Saul Bloom whose nonprofit group, Arc Ecology, angered Cohen and Newsom in February when it published "Alternatives for Study," a draft report that identified deficiencies in Lennar’s current proposal admits that a section of the park is a weed-filled lot that 49ers fans use for parking on game days.
"But the leasing for parking contributes $800,000 toward park maintenance annually," Bloom told the Guardian, noting that this is a vital source of funding in tough times.
He also noted that the California State Parks Foundation recently raised $12 million to restore Yosemite Slough and the California Solid Waste Management Board (whose members include former Sen. Carole Migden, whom Leno defeated last year) recently completed a $1 million rehabilitation of a former construction debris field on the state park property.
But neither this nor the state Budget Conference Committee’s recent decision to institute a $15 surcharge on vehicle license fees of noncommercial vehicles as a dedicated funding source to keep California’s state parks open will save CPSRA from being hobbled if SB 792 is approved in its current state.
"Surely other land can be used for building condos. Affordable housing and condo residents need open space too," said Peter Barstow, founding director of Nature in the City, noting that the 42-acre parcel of contested land represents 25 percent of the park, but only 5 percent of the 770 acres the developer has at its disposal to build 10,500 units of proposed housing.
"Any loss in acreage would seriously diminish the ability of the park to serve the city’s needs, especially with 10,500 new units proposed for the Lennar development," Barstow said.
He said some "logical swapping" is possible. "But they are doing some numbers game, in which they are counting a huge amount of parkland that is already there."
"We should be thinking how to connect these ecologically isolated islands," Barstow said, who sees this debate as an opportunity to link CPSRA to wildlife corridors in McClaren Park and Bayview Hill. "The development should be in the interest of the people, critters, wildlife and plants in the Bayview, not in those of someone in an office thousands of miles away."
He also scoffed at proponents’ arguments that the density of the development means that it is smart urban growth. "Just because a development is dense is not an argument to build it on a park."
Cohen recently told the Guardian that the 77 acres of the 49ers stadium and all the paid parking inside its facility will be filled with "mainly retail and entertainment," while the 42 acres of state park would be used to build condos.
Meredith Thomas of the Neighborhood Parks Council noted that her group "fully supports the revitalization and redevelopment of the Candlestick Point/Shipyard area … But when folks voted for Prop. G in June 2008, nowhere did the measure say that by voting for it, you are agreeing to sell parkland."
"We are always concerned when municipal land that is being used as a park is put up for sale," Thomas said. "While it’s a state park, it really functions as a neighborhood park for those who use it. I think what happens when we plan for large developments is that we don’t do enough to plan for parks with the density increase that’s coming."

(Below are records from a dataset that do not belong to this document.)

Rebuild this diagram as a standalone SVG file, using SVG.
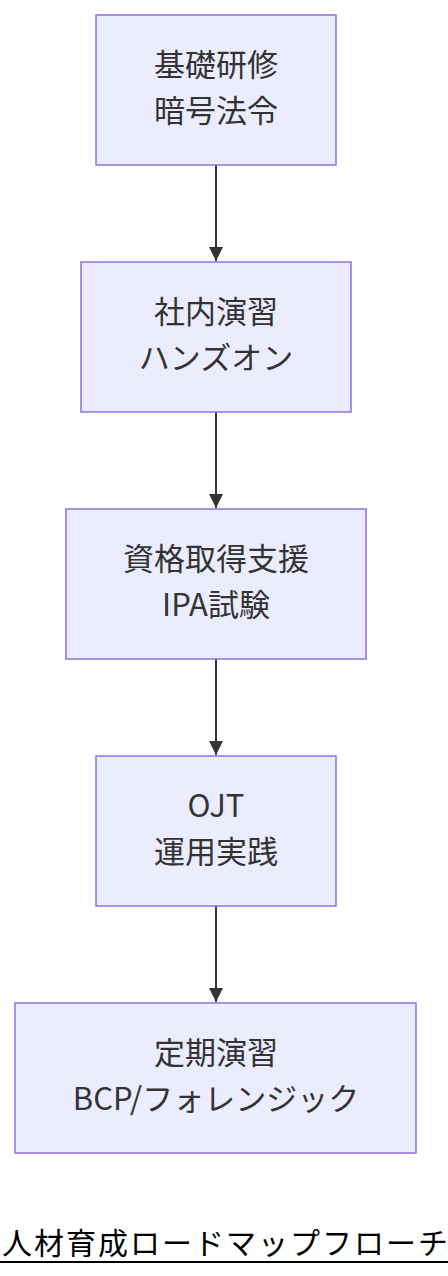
<svg xmlns="http://www.w3.org/2000/svg" width="448" height="1276" viewBox="0 0 448 1276">
<style>
.node rect{fill:#ECECFF;stroke:#9370DB;stroke-width:1.5}
.node text{font-family:"Noto Sans CJK JP","Noto Sans",sans-serif;font-size:31px;fill:#333;text-anchor:middle}
.edge{stroke:#333;stroke-width:2;fill:none}
.title{font-family:"Noto Sans CJK JP","Noto Sans",sans-serif;font-size:30px;fill:#000;letter-spacing:2px}
</style>
<defs>
<marker id="arrow" viewBox="0 0 10 10" refX="10" refY="5" markerUnits="userSpaceOnUse" markerWidth="16" markerHeight="14" orient="auto">
<path d="M0,0 L10,5 L0,10 z" fill="#333"/>
</marker>
</defs>
<g id="connectors">
<line class="edge" x1="216" y1="165" x2="216" y2="261" marker-end="url(#arrow)"/>
<line class="edge" x1="216" y1="412" x2="216" y2="508" marker-end="url(#arrow)"/>
<line class="edge" x1="216" y1="659" x2="216" y2="755" marker-end="url(#arrow)"/>
<line class="edge" x1="216" y1="906" x2="216" y2="1002" marker-end="url(#arrow)"/>
</g>
<g id="n1" class="node">
<rect x="96" y="15" width="240" height="150"/>
<text x="216" y="76">基礎研修</text>
<text x="216" y="122">暗号法令</text>
</g>
<g id="n2" class="node">
<rect x="81" y="262" width="270" height="150"/>
<text x="216" y="323">社内演習</text>
<text x="216" y="369">ハンズオン</text>
</g>
<g id="n3" class="node">
<rect x="66" y="509" width="300" height="150"/>
<text x="216" y="570">資格取得支援</text>
<text x="216" y="616">IPA試験</text>
</g>
<g id="n4" class="node">
<rect x="96" y="756" width="240" height="150"/>
<text x="216" y="817">OJT</text>
<text x="216" y="863">運用実践</text>
</g>
<g id="n5" class="node">
<rect x="15" y="1003" width="401" height="150"/>
<text x="216" y="1064">定期演習</text>
<text x="216" y="1110">BCP/フォレンジック</text>
</g>
<g id="title">
<text class="title" x="2" y="1254">人材育成ロードマップフローチ</text>
<line x1="0" y1="1262" x2="448" y2="1262" stroke="#000" stroke-width="2"/>
</g>
</svg>
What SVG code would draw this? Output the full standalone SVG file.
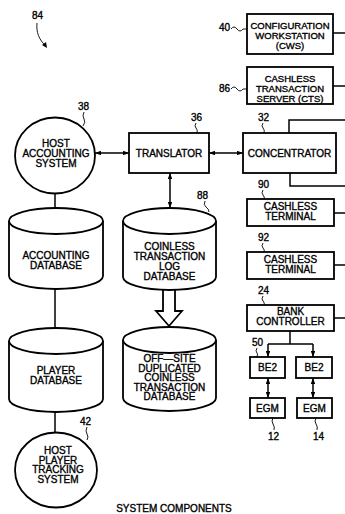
<svg xmlns="http://www.w3.org/2000/svg" width="345" height="514" viewBox="0 0 345 514">
<style>
.ln{stroke:#000;stroke-width:1.5;fill:none}
.bx{fill:#fff;stroke:#000;stroke-width:1.8}
.ld{stroke:#000;stroke-width:0.9;fill:none}
text{font-family:"Liberation Sans",Arial,sans-serif;font-size:10px;fill:#000;stroke:#000;stroke-width:0.35}
.t{text-anchor:middle}
.lb{font-size:9.5px}
</style>
<defs>
<marker id="ah" viewBox="0 0 8 6" refX="8" refY="3" markerWidth="6" markerHeight="4.5" markerUnits="userSpaceOnUse" orient="auto-start-reverse">
<path d="M0,0 L8,3 L0,6 z" fill="#000"/>
</marker>
</defs>
<rect width="345" height="514" fill="#fff"/>

<g id="connectors">
<path class="ln" d="M95,153 H129" marker-start="url(#ah)" marker-end="url(#ah)"/>
<path class="ln" d="M209,153 H243" marker-start="url(#ah)" marker-end="url(#ah)"/>
<path class="ln" d="M170,173 V208" marker-start="url(#ah)" marker-end="url(#ah)"/>
<path class="ln" d="M55,194 V208"/>
<path class="ln" d="M55,289 V328"/>
<path class="ln" d="M55,412 V433"/>
<path class="ln" d="M333,33 H345"/>
<path class="ln" d="M333,86 H345"/>
<path class="ln" d="M289,133 V120 H345"/>
<path class="ln" d="M290,173 V186 H345"/>
<path class="ln" d="M334,213 H345"/>
<path class="ln" d="M334,265 H345"/>
<path class="ln" d="M334,318 H345"/>
<path class="ln" d="M290,331 V344 M268,344 H313"/>
<path class="ln" d="M268,344 V357" marker-end="url(#ah)"/>
<path class="ln" d="M313,344 V357" marker-end="url(#ah)"/>
<path class="ln" d="M268,378 V398" marker-start="url(#ah)" marker-end="url(#ah)"/>
<path class="ln" d="M313,378 V398" marker-start="url(#ah)" marker-end="url(#ah)"/>
<path class="bx" d="M163,289 V311 H156 L169,326 L182,311 H175 V289"/>
</g>

<g id="fig84">
<text x="32" y="19">84</text>
<path class="ld" d="M37,23 C36,32 39,40 46,46" stroke-width="1.2"/>
<path d="M47,48 L42,45 L46,42 z" fill="#000"/>
</g>

<g id="host-accounting">
<ellipse class="bx" cx="55" cy="155.5" rx="40" ry="38"/>
<text class="t" x="56" y="147">HOST</text>
<text class="t" x="56" y="157">ACCOUNTING</text>
<text class="t" x="56" y="167">SYSTEM</text>
<text x="78" y="110">38</text>
<path class="ld" d="M84,112 q-2,4 0,7 t-1,7"/>
</g>

<g id="translator">
<rect class="bx" x="129" y="133" width="80" height="40"/>
<text class="t" x="169" y="157">TRANSLATOR</text>
<text x="191" y="121">36</text>
<path class="ld" d="M196,123 q-2,3 0,5 t1,5"/>
</g>

<g id="concentrator">
<rect class="bx" x="243" y="133" width="93" height="40"/>
<text class="t" x="289.5" y="157">CONCENTRATOR</text>
<text x="258" y="121">32</text>
<path class="ld" d="M263,123 q-2,3 0,5 t1,5"/>
</g>

<g id="cws">
<rect class="bx" x="247" y="14" width="86" height="40"/>
<text class="t lb" x="290" y="29">CONFIGURATION</text>
<text class="t lb" x="290" y="39">WORKSTATION</text>
<text class="t lb" x="290" y="49">(CWS)</text>
<text x="219" y="31">40</text>
<path class="ld" d="M231,29 q3,-4 6,0 t6,0 l4,0"/>
</g>

<g id="cts">
<rect class="bx" x="247" y="67" width="86" height="37"/>
<text class="t lb" x="290" y="82">CASHLESS</text>
<text class="t lb" x="290" y="92">TRANSACTION</text>
<text class="t lb" x="290" y="101.5">SERVER (CTS)</text>
<text x="219" y="92">86</text>
<path class="ld" d="M231,89 q3,-4 6,0 t6,0 l4,0"/>
</g>

<g id="terminal90">
<rect class="bx" x="247" y="199" width="87" height="27"/>
<text class="t" x="290.5" y="209.5">CASHLESS</text>
<text class="t" x="290.5" y="219.5">TERMINAL</text>
<text x="258" y="188">90</text>
<path class="ld" d="M263,190 q-2,3 0,5 t1,4"/>
</g>

<g id="terminal92">
<rect class="bx" x="247" y="252" width="87" height="27"/>
<text class="t" x="290.5" y="262.5">CASHLESS</text>
<text class="t" x="290.5" y="272.5">TERMINAL</text>
<text x="258" y="241">92</text>
<path class="ld" d="M263,243 q-2,3 0,5 t1,4"/>
</g>

<g id="bank-controller">
<rect class="bx" x="247" y="305" width="87" height="26"/>
<text class="t" x="290.5" y="315">BANK</text>
<text class="t" x="290.5" y="325">CONTROLLER</text>
<text x="258" y="294">24</text>
<path class="ld" d="M263,296 q-2,3 0,5 t1,4"/>
</g>

<g id="be2-left">
<rect class="bx" x="250" y="357" width="35" height="21"/>
<text class="t" x="267.5" y="371">BE2</text>
<text x="252" y="346">50</text>
<path class="ld" d="M257,348 q-2,3 0,5 t-1,4"/>
</g>

<g id="be2-right">
<rect class="bx" x="296" y="357" width="36" height="21"/>
<text class="t" x="314" y="371">BE2</text>
</g>

<g id="egm12">
<rect class="bx" x="250" y="398" width="35" height="20"/>
<text class="t" x="267.5" y="411.5">EGM</text>
<path class="ld" d="M273,418 q-2,3 0,6 t1,6"/>
<text x="268" y="440">12</text>
</g>

<g id="egm14">
<rect class="bx" x="297" y="398" width="35" height="20"/>
<text class="t" x="314.5" y="411.5">EGM</text>
<path class="ld" d="M316,418 q-2,3 0,6 t1,6"/>
<text x="313" y="440">14</text>
</g>

<g id="accounting-db">
<path class="bx" d="M9,221 V276 A47,13 0 0 0 103,276 V221"/>
<ellipse class="bx" cx="56" cy="221" rx="47" ry="13"/>
<text class="t" x="56" y="259">ACCOUNTING</text>
<text class="t" x="56" y="269">DATABASE</text>
</g>

<g id="coinless-db">
<path class="bx" d="M123,221 V277 A46.5,13 0 0 0 216,277 V221"/>
<ellipse class="bx" cx="169.5" cy="221" rx="46.5" ry="13"/>
<text class="t" x="169.5" y="250">COINLESS</text>
<text class="t" x="169.5" y="260">TRANSACTION</text>
<text class="t" x="169.5" y="270">LOG</text>
<text class="t" x="169.5" y="280">DATABASE</text>
<text x="197" y="199">88</text>
<path class="ld" d="M205,201 q-2,4 1,6 t3,5"/>
</g>

<g id="player-db">
<path class="bx" d="M9,341 V399 A47,13 0 0 0 103,399 V341"/>
<ellipse class="bx" cx="56" cy="341" rx="47" ry="13"/>
<text class="t" x="56" y="374">PLAYER</text>
<text class="t" x="56" y="384">DATABASE</text>
</g>

<g id="offsite-db">
<path class="bx" d="M123,340 V398 A46.5,13 0 0 0 216,398 V340"/>
<ellipse class="bx" cx="169.5" cy="340" rx="46.5" ry="13"/>
<text class="t" x="169.5" y="362">OFF—SITE</text>
<text class="t" x="169.5" y="371.5">DUPLICATED</text>
<text class="t" x="169.5" y="381">COINLESS</text>
<text class="t" x="169.5" y="390.5">TRANSACTION</text>
<text class="t" x="169.5" y="400">DATABASE</text>
</g>

<g id="host-player-tracking">
<ellipse class="bx" cx="56" cy="470" rx="41" ry="37.5"/>
<text class="t" x="58" y="454">HOST</text>
<text class="t" x="58" y="463.5">PLAYER</text>
<text class="t" x="58" y="473">TRACKING</text>
<text class="t" x="58" y="482.5">SYSTEM</text>
<text x="80" y="425">42</text>
<path class="ld" d="M87,427 q-2,4 0,7 t0,6"/>
</g>

<text class="t" x="174" y="512">SYSTEM COMPONENTS</text>
</svg>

The Sierra Club has been leading the charge against the bill. "We lose 40 acres but gain a bathroom," Arthur Feinstein, the Sierra Club’s local representative jokingly told the Guardian. "Now that’s a good deal!"
Observing that the organization’s position is "no net loss of acreage, no loss of biodiversity, no loss of wildlife corridors," Feinstein said, "There are a ton of alternatives to this plan and no reason to destroy 25 percent of the park or build a bridge and a road over Yosemite Slough."
With Arc’s studies showing that the bridge, which will cost $100 million to construct, only shaves two minutes off travel time, Feinstein added: "This is a road to nowhere. It’ll cost $50 million a minute."
He also said that allowing a company to buy state parkland "sets a terrible precedent… Then every state park is at risk from developers as the state’s budget woes grow. I hope Sen. Mark Leno sees this."
"No one would ever think put housing on Crissy Field," Feinstein continued. "But in the Bayview, the attitude is, why not? That whole mentality has made the area into an environmental justice community. Even when it’s given something, it comes in a costly way to the community, but a cheap way for the developers."